Of the lines in the entries, how many hold the word "this"? Give that number alone.

* start *

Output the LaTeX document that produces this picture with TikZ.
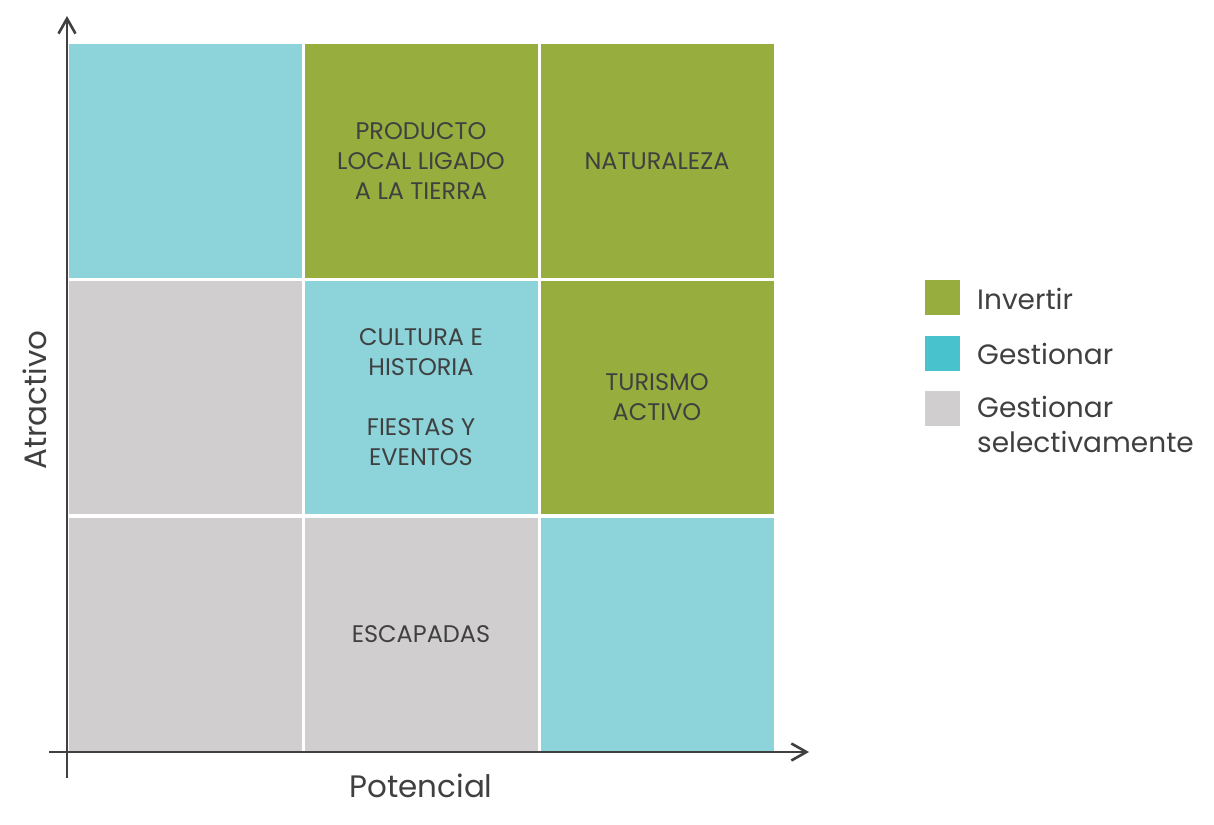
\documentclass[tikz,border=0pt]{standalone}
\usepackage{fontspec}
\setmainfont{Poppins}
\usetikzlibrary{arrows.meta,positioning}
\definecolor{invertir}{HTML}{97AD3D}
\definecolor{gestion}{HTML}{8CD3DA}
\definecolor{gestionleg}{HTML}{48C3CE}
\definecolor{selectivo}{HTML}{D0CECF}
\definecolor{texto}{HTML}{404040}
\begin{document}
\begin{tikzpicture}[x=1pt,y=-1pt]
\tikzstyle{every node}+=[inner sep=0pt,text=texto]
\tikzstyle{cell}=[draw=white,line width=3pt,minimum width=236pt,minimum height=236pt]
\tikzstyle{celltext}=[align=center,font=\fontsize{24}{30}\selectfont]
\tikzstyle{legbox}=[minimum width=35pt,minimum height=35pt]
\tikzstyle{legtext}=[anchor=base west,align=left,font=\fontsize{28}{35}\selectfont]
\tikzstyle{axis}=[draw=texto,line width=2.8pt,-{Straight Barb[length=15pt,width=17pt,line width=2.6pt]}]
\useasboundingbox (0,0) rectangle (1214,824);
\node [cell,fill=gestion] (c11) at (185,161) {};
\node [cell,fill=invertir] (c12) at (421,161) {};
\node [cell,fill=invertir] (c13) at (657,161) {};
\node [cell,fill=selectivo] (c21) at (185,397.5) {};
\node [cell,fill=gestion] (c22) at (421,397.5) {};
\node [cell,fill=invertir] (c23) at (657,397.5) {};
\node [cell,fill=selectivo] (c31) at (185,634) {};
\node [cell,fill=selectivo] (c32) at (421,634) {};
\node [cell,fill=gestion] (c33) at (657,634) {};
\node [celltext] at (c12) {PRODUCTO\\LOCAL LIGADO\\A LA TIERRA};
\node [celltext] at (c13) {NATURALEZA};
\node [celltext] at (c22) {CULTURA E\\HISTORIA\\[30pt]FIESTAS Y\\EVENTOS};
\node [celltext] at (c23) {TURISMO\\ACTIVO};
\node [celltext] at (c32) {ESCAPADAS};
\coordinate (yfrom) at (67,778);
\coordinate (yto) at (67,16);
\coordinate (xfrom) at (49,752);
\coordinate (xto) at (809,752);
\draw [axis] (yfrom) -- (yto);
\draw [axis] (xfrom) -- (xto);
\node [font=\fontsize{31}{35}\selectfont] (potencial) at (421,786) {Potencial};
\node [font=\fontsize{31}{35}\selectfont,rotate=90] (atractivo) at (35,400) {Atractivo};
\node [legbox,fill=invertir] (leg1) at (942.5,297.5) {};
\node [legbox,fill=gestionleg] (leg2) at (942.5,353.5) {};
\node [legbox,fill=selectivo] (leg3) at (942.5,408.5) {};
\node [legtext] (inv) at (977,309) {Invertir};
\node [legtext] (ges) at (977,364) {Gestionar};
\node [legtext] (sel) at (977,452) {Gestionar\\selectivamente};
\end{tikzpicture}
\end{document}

* end *
* start *

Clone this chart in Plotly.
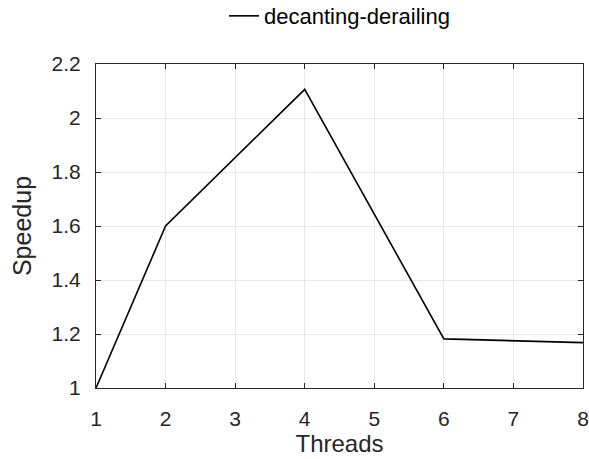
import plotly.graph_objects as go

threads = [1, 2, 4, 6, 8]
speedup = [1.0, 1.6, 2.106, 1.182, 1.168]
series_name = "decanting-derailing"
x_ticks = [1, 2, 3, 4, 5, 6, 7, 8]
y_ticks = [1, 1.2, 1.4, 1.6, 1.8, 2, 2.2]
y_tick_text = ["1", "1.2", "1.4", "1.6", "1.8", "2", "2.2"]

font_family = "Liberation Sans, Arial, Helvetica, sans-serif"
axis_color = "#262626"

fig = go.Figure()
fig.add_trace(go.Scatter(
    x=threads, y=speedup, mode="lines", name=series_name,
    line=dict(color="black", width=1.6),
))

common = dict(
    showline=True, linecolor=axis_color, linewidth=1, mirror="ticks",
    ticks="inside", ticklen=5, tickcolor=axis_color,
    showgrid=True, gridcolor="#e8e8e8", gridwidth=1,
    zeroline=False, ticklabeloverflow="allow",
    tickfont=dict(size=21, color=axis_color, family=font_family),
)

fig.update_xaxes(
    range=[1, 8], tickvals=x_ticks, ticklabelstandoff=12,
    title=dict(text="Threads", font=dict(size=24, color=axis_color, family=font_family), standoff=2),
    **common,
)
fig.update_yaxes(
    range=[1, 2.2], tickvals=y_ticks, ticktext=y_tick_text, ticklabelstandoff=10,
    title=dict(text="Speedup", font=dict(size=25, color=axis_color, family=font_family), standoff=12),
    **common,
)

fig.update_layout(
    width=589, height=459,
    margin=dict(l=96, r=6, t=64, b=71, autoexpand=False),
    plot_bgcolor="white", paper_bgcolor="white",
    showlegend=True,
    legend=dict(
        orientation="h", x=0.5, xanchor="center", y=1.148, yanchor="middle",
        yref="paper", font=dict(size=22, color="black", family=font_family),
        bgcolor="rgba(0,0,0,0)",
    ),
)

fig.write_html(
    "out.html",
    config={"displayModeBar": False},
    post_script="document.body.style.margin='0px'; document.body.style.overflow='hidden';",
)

* end *

[Full response] 2